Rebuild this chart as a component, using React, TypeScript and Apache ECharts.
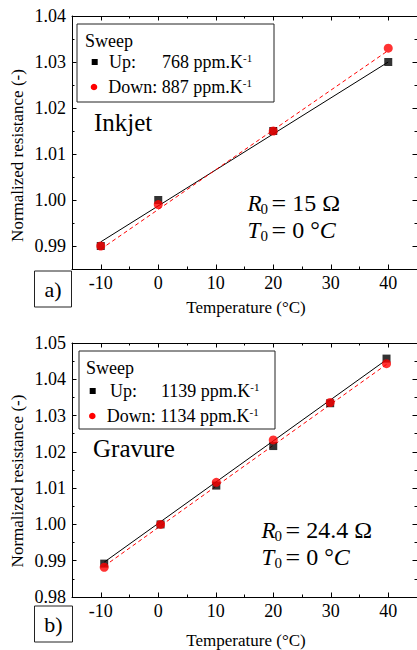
import React, { useEffect, useRef } from "react";
import * as echarts from "echarts";

// ---- Data: (a) Inkjet ----
const inkjetTemp = [-10, 0, 20, 40];
const inkjetUp = [0.99, 1.0, 1.015, 1.03];
const inkjetDown = [0.99, 0.999, 1.015, 1.033];
const inkjetFitX = [-10, 40];
const inkjetFitUp = [0.9909, 1.03];
const inkjetFitDown = [0.9893, 1.0325];

// ---- Data: (b) Gravure ----
const gravureTemp = [-9.4, 0.4, 10.1, 20, 29.9, 39.7];
const gravureUp = [0.9892, 1.0, 1.0107, 1.0216, 1.0334, 1.0457];
const gravureDown = [0.9882, 1.0, 1.0116, 1.0233, 1.0336, 1.0443];
const gravureFitX = [-9.4, 39.7];
const gravureFitUp = [0.9896, 1.0454];
const gravureFitDown = [0.9885, 1.0441];

// ---- Ticks ----
const xMajor = [-10, 0, 10, 20, 30, 40];
const xMinor = [-5, 5, 15, 25, 35];
const yMajorA = [0.99, 1.0, 1.01, 1.02, 1.03, 1.04];
const yMinorA = [0.995, 1.005, 1.015, 1.025, 1.035];
const yMajorB = [0.98, 0.99, 1.0, 1.01, 1.02, 1.03, 1.04, 1.05];
const yMinorB = [0.985, 0.995, 1.005, 1.015, 1.025, 1.035, 1.045];

const FONT = "Liberation Serif, Times New Roman, serif";

function zip(xs: number[], ys: number[]) {
  return xs.map((x, i) => [x, ys[i]]);
}

function makeAxes(
  dim: "x" | "y",
  gridIndex: number,
  min: number,
  max: number,
  major: number[],
  minor: number[],
  fmt: (v: number) => string
) {
  const mainPos = dim === "x" ? "bottom" : "left";
  const mirrorPos = dim === "x" ? "top" : "right";
  const base = { type: "value", gridIndex, min, max, splitLine: { show: false } };
  const line = { show: true, onZero: false, lineStyle: { color: "#000", width: 1 } };
  const noLine = { show: false, onZero: false };
  const majTick = { show: true, inside: true, length: 4.5, customValues: major, lineStyle: { color: "#000", width: 1 } };
  const minTick = { show: true, inside: true, length: 2.5, customValues: minor, lineStyle: { color: "#000", width: 1 } };
  return [
    {
      ...base,
      position: mainPos,
      axisLine: line,
      axisTick: majTick,
      axisLabel: {
        show: true,
        customValues: major,
        formatter: fmt,
        margin: dim === "x" ? 5 : 6,
        color: "#000",
        fontFamily: FONT,
        fontSize: 18,
      },
    },
    { ...base, position: mainPos, axisLine: noLine, axisTick: minTick, axisLabel: { show: false } },
    { ...base, position: mirrorPos, axisLine: line, axisTick: majTick, axisLabel: { show: false } },
    { ...base, position: mirrorPos, axisLine: noLine, axisTick: minTick, axisLabel: { show: false } },
  ];
}

const fx = (v: number) => String(Math.round(v));
const fy = (v: number) => v.toFixed(2);

function legendGraphics(
  bx: number, by: number, bw: number, bh: number,
  sweepX: number, sweepY: number,
  sqX: number, upY: number, upX: number, upValX: number, upVal: string,
  ciX: number, downY: number, downX: number, downVal: string
) {
  const t = { fontFamily: FONT, fontSize: 18, fill: "#000" };
  const rich = {
    n: { fontFamily: FONT, fontSize: 18, fill: "#000", lineHeight: 20 },
    sup: { fontFamily: FONT, fontSize: 11, fill: "#000", verticalAlign: "top", lineHeight: 20 },
  };
  return [
    { type: "rect", shape: { x: bx, y: by, width: bw, height: bh }, style: { fill: "#fff", stroke: "#222", lineWidth: 1 }, z: 10 },
    { type: "text", x: sweepX, y: sweepY, style: { ...t, text: "Sweep", verticalAlign: "middle" }, z: 11 },
    { type: "rect", shape: { x: sqX - 3, y: upY - 3, width: 6, height: 6 }, style: { fill: "#000" }, z: 11 },
    { type: "text", x: upX, y: upY, style: { ...t, text: "Up:", verticalAlign: "middle" }, z: 11 },
    { type: "text", x: upValX, y: upY, style: { text: `{n|${upVal} ppm.K}{sup|-1}`, rich, verticalAlign: "middle" }, z: 11 },
    { type: "circle", shape: { cx: ciX, cy: downY, r: 3.3 }, style: { fill: "#ff0000" }, z: 11 },
    { type: "text", x: downX, y: downY, style: { text: `{n|Down: ${downVal} ppm.K}{sup|-1}`, rich, verticalAlign: "middle" }, z: 11 },
  ];
}

function mathLine(x: number, y: number, sym: string, rest: string, italicTail: string) {
  const base = { fill: "#000", verticalAlign: "middle" };
  const rich = {
    e: { fontFamily: FONT, fontSize: 26, fill: "#000", lineHeight: 22 },
    n: { fontFamily: FONT, fontSize: 24, fill: "#000", lineHeight: 22 },
    i: { fontFamily: FONT, fontSize: 24, fontStyle: "italic", fill: "#000", lineHeight: 22 },
  };
  return [
    { type: "text", x, y, style: { ...base, text: sym, fontFamily: FONT, fontStyle: "italic", fontSize: 23 }, z: 11 },
    { type: "text", x: x + 13, y: y + 6, style: { ...base, text: "0", fontFamily: FONT, fontSize: 15 }, z: 11 },
    {
      type: "text", x: x + 24, y,
      style: { ...base, text: `{e|=}{n| ${rest}}` + (italicTail ? `{i|${italicTail}}` : ""), rich }, z: 11,
    },
  ];
}

function mathText(x: number, y: number, r: string) {
  return [
    ...mathLine(x, y, "R", `${r} Ω`, ""),
    ...mathLine(x, y + 27, "T", "0 °", "C"),
  ];
}

function panelLabel(x: number, y: number, w: number, h: number, label: string) {
  return [
    { type: "rect", shape: { x, y, width: w, height: h }, style: { fill: "#fff", stroke: "#222", lineWidth: 1 }, z: 10 },
    {
      type: "text", x: x + w / 2, y: y + h / 2,
      style: { text: label, fontFamily: FONT, fontSize: 22, fill: "#000", align: "center", verticalAlign: "middle" }, z: 11,
    },
  ];
}

export default function App() {
  const ref = useRef<HTMLDivElement>(null);
  useEffect(() => {
    if (!ref.current) return;
    const chart = echarts.init(ref.current, null, { renderer: "svg" });

    const xAxes = [
      ...makeAxes("x", 0, -15, 45, xMajor, xMinor, fx),
      ...makeAxes("x", 1, -15, 45, xMajor, xMinor, fx),
    ];
    const yAxes = [
      ...makeAxes("y", 0, 0.985, 1.04, yMajorA, yMinorA, fy),
      ...makeAxes("y", 1, 0.98, 1.05, yMajorB, yMinorB, fy),
    ];

    const fitLine = (data: number[][], axis: number, red: boolean) => ({
      type: "line",
      xAxisIndex: axis,
      yAxisIndex: axis,
      data,
      showSymbol: false,
      symbol: "none",
      lineStyle: { color: red ? "#ff0000" : "#000", width: 1, type: red ? [4, 3] : "solid" },
      z: 2,
    });
    const pts = (data: number[][], axis: number, red: boolean) => ({
      type: "scatter",
      xAxisIndex: axis,
      yAxisIndex: axis,
      data,
      symbol: red ? "circle" : "rect",
      symbolSize: red ? 9 : 8,
      itemStyle: { color: red ? "#ff0000" : "#000" },
      z: 3,
    });

    const titleStyle = { fontFamily: FONT, fontSize: 17, fill: "#000", align: "center", verticalAlign: "middle" };

    chart.setOption({
      animation: false,
      backgroundColor: "#fff",
      grid: [
        { left: 72, top: 16, width: 345, height: 253, containLabel: false },
        { left: 72, top: 343, width: 345, height: 254, containLabel: false },
      ],
      xAxis: xAxes,
      yAxis: yAxes,
      series: [
        fitLine(zip(inkjetFitX, inkjetFitUp), 0, false),
        fitLine(zip(inkjetFitX, inkjetFitDown), 0, true),
        pts(zip(inkjetTemp, inkjetUp), 0, false),
        pts(zip(inkjetTemp, inkjetDown), 0, true),
        fitLine(zip(gravureFitX, gravureFitUp), 4, false),
        fitLine(zip(gravureFitX, gravureFitDown), 4, true),
        pts(zip(gravureTemp, gravureUp), 4, false),
        pts(zip(gravureTemp, gravureDown), 4, true),
      ],
      graphic: [
        ...legendGraphics(77, 24, 197, 78, 85, 41, 94.7, 62, 109, 162, "768", 94, 87, 108.3, "887"),
        ...legendGraphics(79, 351, 196, 78, 86, 367.5, 92.7, 391, 110, 161, "1139", 92.3, 416, 106.7, "1134"),
        { type: "text", x: 94, y: 122, style: { text: "Inkjet", fontFamily: FONT, fontSize: 25, fill: "#000", verticalAlign: "middle" } },
        { type: "text", x: 93, y: 448, style: { text: "Gravure", fontFamily: FONT, fontSize: 25, fill: "#000", verticalAlign: "middle" } },
        ...mathText(247.5, 203, "15"),
        ...mathText(261.5, 530, "24.4"),
        ...panelLabel(34.5, 271, 37, 36, "a)"),
        ...panelLabel(34.5, 606, 38, 36, "b)"),
        { type: "text", x: 17.5, y: 155.5, rotation: Math.PI / 2, style: { ...titleStyle, text: "Normalized resistance (-)" } },
        { type: "text", x: 17.5, y: 481, rotation: Math.PI / 2, style: { ...titleStyle, text: "Normalized resistance (-)" } },
        { type: "text", x: 246, y: 307, style: { ...titleStyle, text: "Temperature (°C)" } },
        { type: "text", x: 246, y: 640, style: { ...titleStyle, text: "Temperature (°C)" } },
      ],
    });
    return () => chart.dispose();
  }, []);
  return <div ref={ref} style={{ position: "absolute", left: 0, top: 0, width: 417, height: 650 }} />;
}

————

INSTRUCTIONS TO FOLLOW. Please quote the lines of the material, beginning with the first and ending with the one that contains "Serif, Times New", exactly as written and without any pictures.

OUTPUT BELOW.
Rebuild this chart as a component, using React, TypeScript and Apache ECharts.
import React, { useEffect, useRef } from "react";
import * as echarts from "echarts";

// ---- Data: (a) Inkjet ----
const inkjetTemp = [-10, 0, 20, 40];
const inkjetUp = [0.99, 1.0, 1.015, 1.03];
const inkjetDown = [0.99, 0.999, 1.015, 1.033];
const inkjetFitX = [-10, 40];
const inkjetFitUp = [0.9909, 1.03];
const inkjetFitDown = [0.9893, 1.0325];

// ---- Data: (b) Gravure ----
const gravureTemp = [-9.4, 0.4, 10.1, 20, 29.9, 39.7];
const gravureUp = [0.9892, 1.0, 1.0107, 1.0216, 1.0334, 1.0457];
const gravureDown = [0.9882, 1.0, 1.0116, 1.0233, 1.0336, 1.0443];
const gravureFitX = [-9.4, 39.7];
const gravureFitUp = [0.9896, 1.0454];
const gravureFitDown = [0.9885, 1.0441];

// ---- Ticks ----
const xMajor = [-10, 0, 10, 20, 30, 40];
const xMinor = [-5, 5, 15, 25, 35];
const yMajorA = [0.99, 1.0, 1.01, 1.02, 1.03, 1.04];
const yMinorA = [0.995, 1.005, 1.015, 1.025, 1.035];
const yMajorB = [0.98, 0.99, 1.0, 1.01, 1.02, 1.03, 1.04, 1.05];
const yMinorB = [0.985, 0.995, 1.005, 1.015, 1.025, 1.035, 1.045];

const FONT = "Liberation Serif, Times New Roman, serif";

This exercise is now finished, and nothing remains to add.